もちろん、円安の株価押し上げ効果がなくなったわけでは決してない。ただ円安がかつてほど輸出を増やさなくなっているのは事実。日銀算出の実質輸出指数(輸出数量を示す)を見ると、量的・質的緩和が始まった昨年4月から11月にかけての上昇率が1%にも達していない。アジア新興国経済の勢いが鈍っているうえに、多くの製造業は、円高対応のために増やした海外現地生産を今さらもとに戻す気はないからだ。
「円安けん制発言」をしたルー米財務長官=ロイター
異論は海の向こうからも出ている。ルー米財務長官は16日、「日本は為替レートの利点だけに依存した戦略で長期成長を目指すべきではない」と言明した。
以上のような状況をみると、昨年と同じ「円安依存型のデフレ脱却路線」を続けるのは難しそうだ。コストアップ型の物価上昇は生活者の支持も得にくい。消費増税があれば、なおさらである。投資、消費などの需要拡大を通じた「良い物価上昇」をもっと広げるべきだろう。賃金上昇にもそれが必要だ。どうすればいいか。
■政府・国会や民間も2%目標共有を
金融緩和継続による実質金利低下は引き続き重要だ。ただ、金融緩和だけに頼れば円安圧力を必要以上に加えかねない。需要喚起に向けた政府・国会や民間の成長戦略実行が欠かせない。2%目標は日銀だけでなく政府・国会、民間も共有すべきものだ。
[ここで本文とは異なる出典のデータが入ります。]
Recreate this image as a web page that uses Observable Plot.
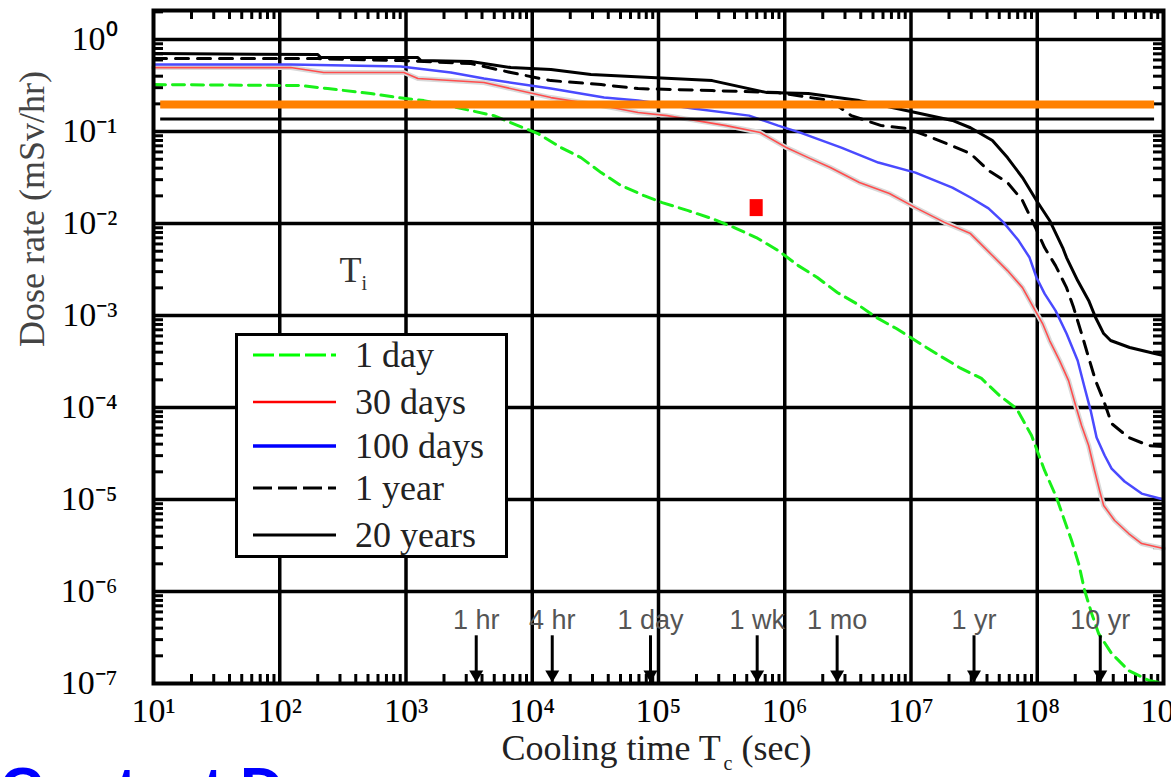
<!DOCTYPE html>
<html><head><meta charset="utf-8">
<script src="https://cdn.jsdelivr.net/npm/d3@7"></script>
<script src="https://cdn.jsdelivr.net/npm/@observablehq/plot@0.6"></script>
<style>
html,body{margin:0;padding:0;background:#fff;overflow:hidden;}
#wrap{position:relative;width:1171px;height:777px;overflow:hidden;background:#fff;}
#legend{position:absolute;left:235px;top:333px;width:267px;height:219px;border:3px solid #000;background:#fff;}
#blueText{position:absolute;left:0;top:759px;font:bold 60px/60px "Liberation Sans",Arial,sans-serif;color:#0000ff;white-space:nowrap;}
</style></head>
<body><div id="wrap"><div id="blueText">Contact Dose</div></div>
<script>
// ---- Data (cooling time in s, dose rate in mSv/hr) ----
const seriesNames = ["1 day", "30 days", "100 days", "1 year", "20 years"];

const day1 = [[10,0.324],[147,0.316],[240,0.293],[526,0.259],[861,0.234],[1384,0.217],[3266,0.169],[4966,0.149],[7709,0.116],[11090,0.0951],[16900,0.0670],[24320,0.0521],[35080,0.0358],[50470,0.0259],[76910,0.0201],[1.069e5,0.0169],[1.718e5,0.0138],[2.661e5,0.0113],[3.981e5,0.00905],[5.943e5,0.00705],[8.872e5,0.00509],[1.279e6,0.00349],[1.811e6,0.00259],[2.606e6,0.00178],[3.690e6,0.00135],[5.321e6,9.51e-4],[7.656e6,7.22e-4],[1.146e7,5.09e-4],[1.679e7,3.68e-4],[2.421e7,2.72e-4],[3.614e7,2.07e-4],[5.023e7,1.35e-4],[6.855e7,9.75e-5],[9.016e7,4.96e-5],[1.143e8,2.07e-5],[1.422e8,1.05e-5],[1.644e8,5.91e-6],[1.871e8,3.58e-6],[2.128e8,2.01e-6],[2.371e8,1.03e-6],[2.698e8,5.77e-7],[3.062e8,3.49e-7],[3.882e8,2.12e-7],[5.297e8,1.38e-7],[7.638e8,1.08e-7],[1e9,1.0e-7]];

const days30 = [[10,0.496],[122,0.496],[223,0.438],[962,0.438],[1242,0.377],[4140,0.341],[14060,0.234],[35080,0.192],[68870,0.161],[1.170e5,0.149],[3.436e5,0.116],[6.397e5,0.0975],[1.028e6,0.0670],[1.535e6,0.0521],[2.296e6,0.0406],[3.899e6,0.0279],[6.745e6,0.0212],[1.084e7,0.0149],[1.841e7,0.0103],[2.958e7,0.00778],[4.416e7,0.00449],[5.808e7,0.00308],[7.638e7,0.00201],[9.354e7,0.00122],[1.102e8,8.18e-4],[1.253e8,5.35e-4],[1.503e8,3.24e-4],[1.770e8,1.96e-4],[2.014e8,1.05e-4],[2.244e8,6.37e-5],[2.553e8,3.86e-5],[2.844e8,2.07e-5],[3.119e8,1.25e-5],[3.357e8,8.61e-6],[4.102e8,5.91e-6],[5.297e8,4.27e-6],[6.714e8,3.32e-6],[1e9,2.93e-6]];

const days100 = [[10,0.535],[122,0.535],[910,0.509],[2265,0.438],[4140,0.377],[14060,0.293],[37070,0.234],[68870,0.217],[1.879e5,0.178],[5.224e5,0.149],[8.872e5,0.116],[1.327e6,0.0975],[2.805e6,0.0670],[5.508e6,0.0460],[1.084e7,0.0358],[2.128e7,0.0246],[2.958e7,0.0192],[4.111e7,0.0146],[5.404e7,0.0103],[7.112e7,0.00653],[8.690e7,0.00427],[9.863e7,0.00259],[1.143e8,0.00173],[1.396e8,0.00113],[1.706e8,6.37e-4],[2.089e8,3.24e-4],[2.371e8,1.65e-4],[2.649e8,9.27e-5],[2.951e8,4.72e-5],[3.420e8,3.01e-5],[3.882e8,2.17e-5],[4.920e8,1.57e-5],[6.714e8,1.16e-5],[1e9,1.0e-5]];

const year1 = [[10,0.621],[200,0.621],[910,0.591],[3266,0.548],[6776,0.438],[14060,0.358],[35080,0.324],[68870,0.293],[2.661e5,0.279],[8.872e5,0.265],[2.296e6,0.217],[3.365e6,0.149],[5.821e6,0.116],[9.354e6,0.108],[1.324e7,0.0905],[2.089e7,0.0705],[2.958e7,0.0577],[4.111e7,0.0377],[5.808e7,0.0279],[7.638e7,0.0178],[9.683e7,0.00905],[1.143e8,0.00548],[1.396e8,0.00349],[1.706e8,0.00201],[1.941e8,0.00122],[2.244e8,6.37e-4],[2.553e8,3.49e-4],[2.897e8,1.96e-4],[3.357e8,1.19e-4],[3.882e8,6.70e-5],[5.297e8,4.72e-5],[7.638e8,3.86e-5],[1e9,3.77e-5]];

const years20 = [[10,0.705],[200,0.687],[211,0.637],[1242,0.637],[1310,0.591],[3266,0.577],[6776,0.496],[14060,0.472],[29170,0.417],[87300,0.386],[2.661e5,0.358],[7.261e5,0.265],[1.535e6,0.259],[3.899e6,0.217],[1.084e7,0.161],[2.128e7,0.132],[2.958e7,0.110],[4.416e7,0.0798],[5.808e7,0.0521],[7.638e7,0.0316],[9.863e7,0.0178],[1.253e8,0.0108],[1.589e8,0.00548],[1.706e8,0.00427],[2.089e8,0.00240],[2.553e8,0.00146],[2.897e8,9.51e-4],[3.357e8,6.37e-4],[3.811e8,5.35e-4],[5.395e8,4.49e-4],[8.511e8,3.86e-4],[1e9,3.68e-4]];

// Tick values and labels
const xTicks = [1e1,1e2,1e3,1e4,1e5,1e6,1e7,1e8,1e9];
const xTickLabels = ["10¹","10²","10³","10⁴","10⁵","10⁶","10⁷","10⁸","10⁹"];
const yTicks = [1,1e-1,1e-2,1e-3,1e-4,1e-5,1e-6,1e-7];
const yTickLabels = ["10⁰","10⁻¹","10⁻²","10⁻³","10⁻⁴","10⁻⁵","10⁻⁶","10⁻⁷"];

// Time markers along the bottom
const markerTimes = [3600, 14400, 86400, 604800, 2.6e6, 3.156e7, 3.156e8];
const markerLabels = ["1 hr", "4 hr", "1 day", "1 wk", "1 mo", "1 yr", "10 yr"];
const markerLabelDose = 4.84e-7;
const markerTopDose = 3.3e-7;
const markerHeadDose = 1.19e-7;

// Overlay annotations (values)
const orangeLevel = 0.1966, blackLevel = 0.137, overlayT = [11.4, 8.5e8];
const redBox = {x1: 5.32e5, x2: 6.75e5, y1: 0.0119, y2: 0.0182};

// ---- Styles ----
const styles = {
  "1 day":   {stroke: "#19f019", strokeWidth: 3, dash: "12,7"},
  "30 days": {stroke: "#ff4d4d", strokeWidth: 1.6, dash: null},
  "100 days":{stroke: "#4a4aff", strokeWidth: 2.5, dash: null},
  "1 year":  {stroke: "#000", strokeWidth: 3, dash: "13,9"},
  "20 years":{stroke: "#000", strokeWidth: 3, dash: null}
};
const legendStyles = {
  "1 day":   {stroke: "#00ff00", w: 3, dash: "21,5"},
  "30 days": {stroke: "#ff0000", w: 2.5, dash: null},
  "100 days":{stroke: "#0000ff", w: 3.5, dash: null},
  "1 year":  {stroke: "#000", w: 3, dash: "19,6"},
  "20 years":{stroke: "#000", w: 3, dash: null}
};

const xLabelMap = new Map(xTicks.map((d, i) => [d, xTickLabels[i]]));
const yLabelMap = new Map(yTicks.map((d, i) => [d, yTickLabels[i]]));

const xMinor = [];
for (let e = 1; e < 9; e++) for (let m = 2; m < 10; m++) xMinor.push(m * 10 ** e);
const yMinor = [];
for (let e = -7; e <= 0; e++) for (let m = 2; m < 10; m++) { const v = m * 10 ** e; if (v < 2.07) yMinor.push(v); }

const downTriangle = {
  draw(ctx, size) {
    ctx.moveTo(-7, -6); ctx.lineTo(7, -6); ctx.lineTo(0, 6); ctx.closePath();
  }
};

const serif = '"Liberation Serif", "Times New Roman", serif';
const sans = '"Liberation Sans", Arial, sans-serif';
const X = d => d[0], Y = d => d[1];
const lineOpts = (name) => {
  const s = styles[name];
  return {x: X, y: Y, stroke: s.stroke, strokeWidth: s.strokeWidth, strokeDasharray: s.dash ?? undefined, strokeLinejoin: "round"};
};

const chart = Plot.plot({
  width: 1171, height: 777,
  marginLeft: 153, marginRight: 8, marginTop: 10, marginBottom: 94,
  x: {type: "log", domain: [10, 1e9]},
  y: {type: "log", domain: [1e-7, 2.07]},
  style: {fontFamily: serif, background: "white", color: "black"},
  marks: [
    // grid
    Plot.ruleX(xTicks.slice(1, -1), {strokeWidth: 3.5}),
    Plot.ruleY(yTicks.slice(0, -1), {strokeWidth: 3.5}),
    // minor ticks on all four sides
    Plot.ruleX(xMinor, {insetBottom: 664, strokeWidth: 3}),
    Plot.ruleX(xMinor, {insetTop: 664, strokeWidth: 3}),
    Plot.ruleY(yMinor, {insetRight: 1000, strokeWidth: 3}),
    Plot.ruleY(yMinor, {insetLeft: 1000, strokeWidth: 3}),
    // curves
    Plot.line(day1, lineOpts("1 day")),
    Plot.line(days30, {x: X, y: Y, stroke: "#d9d9d9", strokeWidth: 5, strokeLinejoin: "round"}),
    Plot.line(days30, lineOpts("30 days")),
    Plot.line(days100, lineOpts("100 days")),
    Plot.line(year1, lineOpts("1 year")),
    Plot.line(years20, lineOpts("20 years")),
    // overlay lines
    Plot.ruleY([blackLevel], {x1: overlayT[0], x2: overlayT[1], strokeWidth: 3}),
    Plot.ruleY([orangeLevel], {x1: overlayT[0], x2: overlayT[1], stroke: "#ff8000", strokeWidth: 8}),
    Plot.rect([redBox], {x1: "x1", x2: "x2", y1: "y1", y2: "y2", fill: "#ff0000"}),
    // time markers
    Plot.ruleX(markerTimes, {y1: markerTopDose, y2: 1e-7, strokeWidth: 3}),
    Plot.dot(markerTimes, {x: d => d, y: markerHeadDose, symbol: downTriangle, fill: "black", stroke: null}),
    Plot.text(markerTimes, {x: d => d, y: markerLabelDose, text: (d, i) => markerLabels[i], fontFamily: sans, fontSize: 27, fill: "#555"}),
    // T_i annotation
    Plot.text(["T"], {x: 297, y: 0.00312, text: d => d, textAnchor: "start", fontSize: 36, fill: "#333"}),
    Plot.text(["i"], {x: 445, y: 0.00223, text: d => d, textAnchor: "start", fontSize: 20, fill: "#333"}),
    Plot.frame({strokeWidth: 4}),
    // axes
    Plot.axisX({ticks: xTicks, tickFormat: d => xLabelMap.get(d), tickSize: 0, tickPadding: 14, fontSize: 34, label: null, anchor: "bottom"}),
    Plot.axisY({ticks: yTicks, tickFormat: d => yLabelMap.get(d), tickSize: 0, tickPadding: 36, fontSize: 34, label: null, anchor: "left"}),
    // axis titles
    Plot.text(["Dose rate (mSv/hr)"], {frameAnchor: "left", text: d => d, dx: -121, rotate: -90, fontSize: 36, fill: "#444"}),
    Plot.text(["Cooling time T"], {frameAnchor: "bottom-left", text: d => d, textAnchor: "start", dx: 348, dy: 76, fontSize: 36, fill: "#222"}),
    Plot.text(["c"], {frameAnchor: "bottom-left", text: d => d, textAnchor: "start", dx: 570, dy: 86, fontSize: 20, fill: "#222"}),
    Plot.text(["(sec)"], {frameAnchor: "bottom-left", text: d => d, textAnchor: "start", dx: 588, dy: 76, fontSize: 36, fill: "#222"})
  ]
});

const wrap = document.getElementById("wrap");
wrap.insertBefore(chart, wrap.firstChild);

// legend box
const legend = d3.select(wrap).append("div").attr("id", "legend");
const lsvg = legend.append("svg").attr("width", 267).attr("height", 219);
const rowY = [19, 66, 110, 152, 199];
seriesNames.forEach((name, i) => {
  const s = legendStyles[name];
  lsvg.append("line").attr("x1", 15).attr("x2", 98).attr("y1", rowY[i]).attr("y2", rowY[i])
    .attr("stroke", s.stroke).attr("stroke-width", s.w).attr("stroke-dasharray", s.dash);
  lsvg.append("text").attr("x", 117).attr("y", rowY[i] + 12).text(name)
    .attr("font-family", serif).attr("font-size", 36).attr("fill", "#222");
});
</script>
</body></html>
政府・国会が規制を緩めたり税制を改革したりして、企業がビジネスをしやすい環境を整えれば、投資を増やす効果を持つ。中長期的な財政健全化に取り組めば、長期金利の上昇を抑え、実質金利低下に向けた日銀の政策を側面から支援できる。民間企業が自ら新規需要開拓に努めることも極めて重要だ。成熟度が比較的高いコンビニという市場で、入れたてコーヒーなどヒット作を生み続けるセブン−イレブンなどモデルはある。
安倍晋三首相も21日、「アベノミクス3本目の矢(成長戦略)の加速」が重要だと強調した。政府が6月にまとめる新たな成長戦略などが実効性あるものになることを、強く期待したい。